Comparative Location Data of NYPD Lighting in Harlem

Central Harlem

By Paul Beasley
crime, nypd, omnipresence, social justice, policing

This map attempts to locate correlations between the placement of NYPD floodlights in Central Harlem with crime and community facilities data.

In 2014, newly-elected Mayor Bill DeBlasio rolled out a program aimed at reducing crime in the city’s most impacted neighborhoods. The plan, titled the Mayor’s Action Plan for Neighborhood Safety, focused on implementing a variety of initiatives, one which was a pilot study researching the effect of enhanced lighting on streets and around buildings to reduce crime. Initially, only 15 sites, all NYCHA properties were chosen for the study. Polo Grounds in Harlem was the only Manhattan NYCHA development involved in the study. However, the use of high-powered floodlights has become concentrated in the northeastern part of Central Harlem, away from the original Polo Grounds site. Now, every block from 142nd to 147 between 7th and Lenox Avenues has been placed in this blinding landscape of light. The Lincoln Houses on 132-135th Streets and between Madison and 5th Avenues also contend with this. I wanted to try to figure out why the lights seemed to be placed where they were.

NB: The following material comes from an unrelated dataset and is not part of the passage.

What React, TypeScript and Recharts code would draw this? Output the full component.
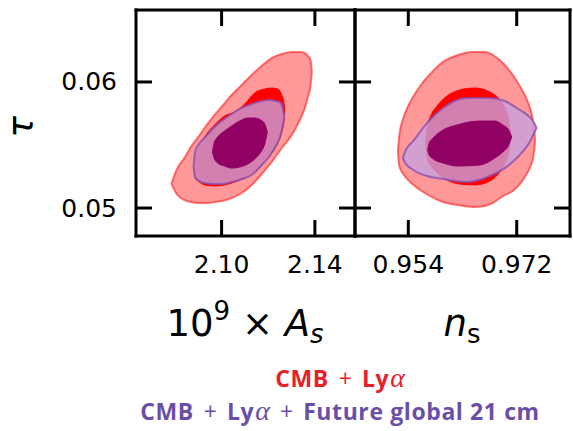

Finding data that had geometries and was directly associated with the lighting program was almost impossible. Instead, I ended up attempting to draw a landscape that might suggest some correlations and relationships between other relevant datasets and the locations of the lights I had mapped myself.

I found a shape file file on NYC Open Data that contained polygons for all NYCHA developments in New York City and of course I included it.

I also found a CSV file that had a list of all community-based facilities such as child care, senior community centers, community centers, job training centers, and other kinds of places that hosted programs that might deter crime or fight the effects of poverty that might lead to crime. I added a dynamic widget so that people could view the density and number of them in a given area. I also added multiple colors to the facility types.

I realized that it might be helpful to add photographs to the pop-ups about the lights and so I added those. I added information about the addresses of the lights and if they had existed in their current location in 2016.

Finally, I thought that instead of showing crimes as points it would be better to show them as an animation across time. I used conditional statements to limit the results to the longitude and latitude of Central Harlem between 125th and 148th Street and St. Nicholas to 5th Avenue. I also only included data on assaults, robberies, and dangerous weapons–serious crimes likely to stand out spatially or cause a disruption in the neighborhood. I took the crime map data for 2017 and animated it placing it on a shapefile for Empower Zones, special zones set up in low income communities around which engagement and social work is planned.